The Central government had appealed this order in the Supreme Court, which had refused to accept the plea since the matter was pending with the High Court.

In November, the Centre argued in favour of the fair price shop dealers stating that the Delhi government could not alter the architecture of the NFSA and that fair price shops were an integral part of it.

As the L-G’s difference of opinion with the AAP government and the apprehensions of the petitioners persisted, the High Court in January this year reserved its judgement on the matter.

What does the current verdict of the Delhi High Court say?

The Division Bench of Acting Chief Justice Vipin Sanghi and Justice Jasmeet Singh said that the Delhi government could not use the grains provided by the Centre under the NFSA. The Bench supported the view reiterated by the L-G over the years that the scheme would have to be approved by the Centre before being implemented.

The Court also touched upon the longstanding issue of power-sharing in Delhi, saying that the scheme could not come into force as the L-G had expressed a difference of opinion which stood unresolved, requiring the scheme to be referred to the President.

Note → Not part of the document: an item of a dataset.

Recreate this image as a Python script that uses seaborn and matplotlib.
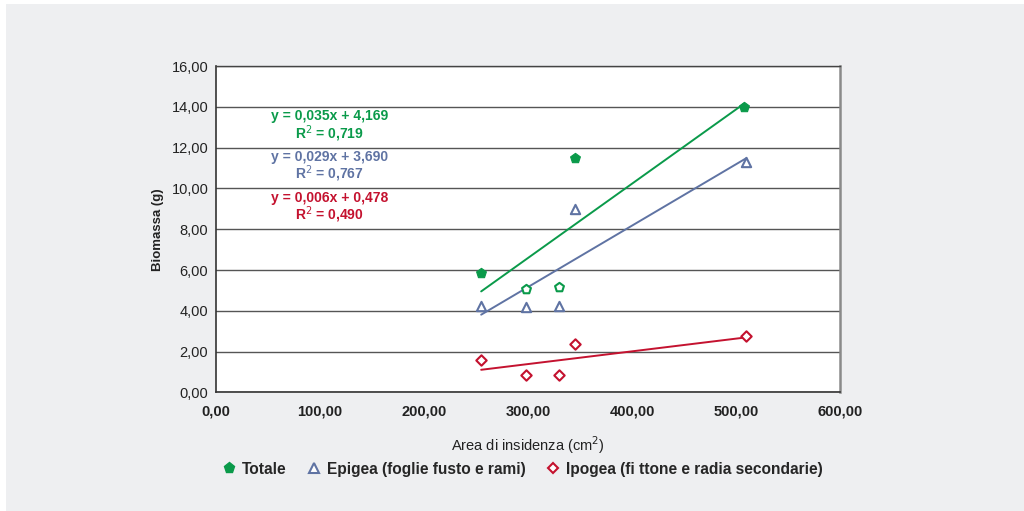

The Bench also noted the contention raised by the L-G questioning how the scheme could counter corruption and ease the process of grain distribution if it was replacing one set of human interventions with another— merely replacing old service providers and their agents with new ones.

Lastly, the Bench told the Delhi government to place the scheme before its Council of Ministers for a rethink keeping in mind the objections of the Central government and the observations of the Court.